Variation and Non-Zero Sum

Most of life isn’t zero sum – and The Prisoner’s Dilemma illustrates this to some degree. However, the stability of the outcomes for each round isn’t what we see in life. Some interactions are more important than others. They’re worth more. In effect, there’s a relatively large degree of variation in real life in terms of the rewards (or punishments), but these aren’t captured. In real life, someone can die – or exit the game – if they’re hurt too badly. However, this is explicitly prevented by the rules in The Prisoner’s Dilemma.

Ultimatums

There’s been a human behavior that has fascinated economists. As I mentioned in my review of Drive, there’s a strange human behavior in The Ultimatum Game.

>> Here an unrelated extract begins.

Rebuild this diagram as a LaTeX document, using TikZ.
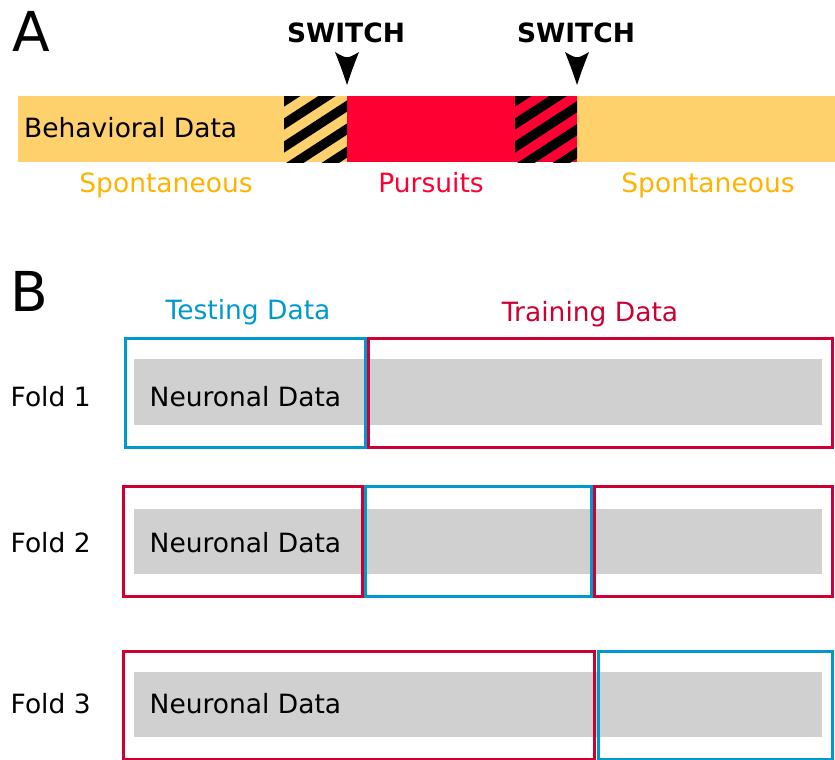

In short, two people play with a fixed amount of money (say $10) that the first person decides how to split. The second person gets to decide whether both get the split – or neither. From an economist’s point of view, the second person should always take the split, because they’ll be better off. However, that’s not what happens.

If the split gets too unbalanced – say $7-$3 or $8-$2 – the second person starts to prevent either person from getting money. Seen in the context of The Evolution of Cooperation, this makes sense. It’s necessary for someone to punish the other when their behavior exceeds acceptable boundaries.

Social Loafing

An area of concern that Collaboration raised was the issue of “social loafing:” people not pulling their own weight and relying on others to do all the work. Accountability is the proposed solution. We see this in The Prisoner’s Dilemma, where it’s important for misbehaving programs – or people – to be punished. We also see that when all the “suckers” are weeded out, those living off of those “suckers” also die out. So evolution has primed us to weed out those folks who are social loafers.

For each of us, there’s a line between “social loafing” and being able to contribute our fair share to the community. Finding that line seems to be one of the things that happens in The Evolution of Cooperation.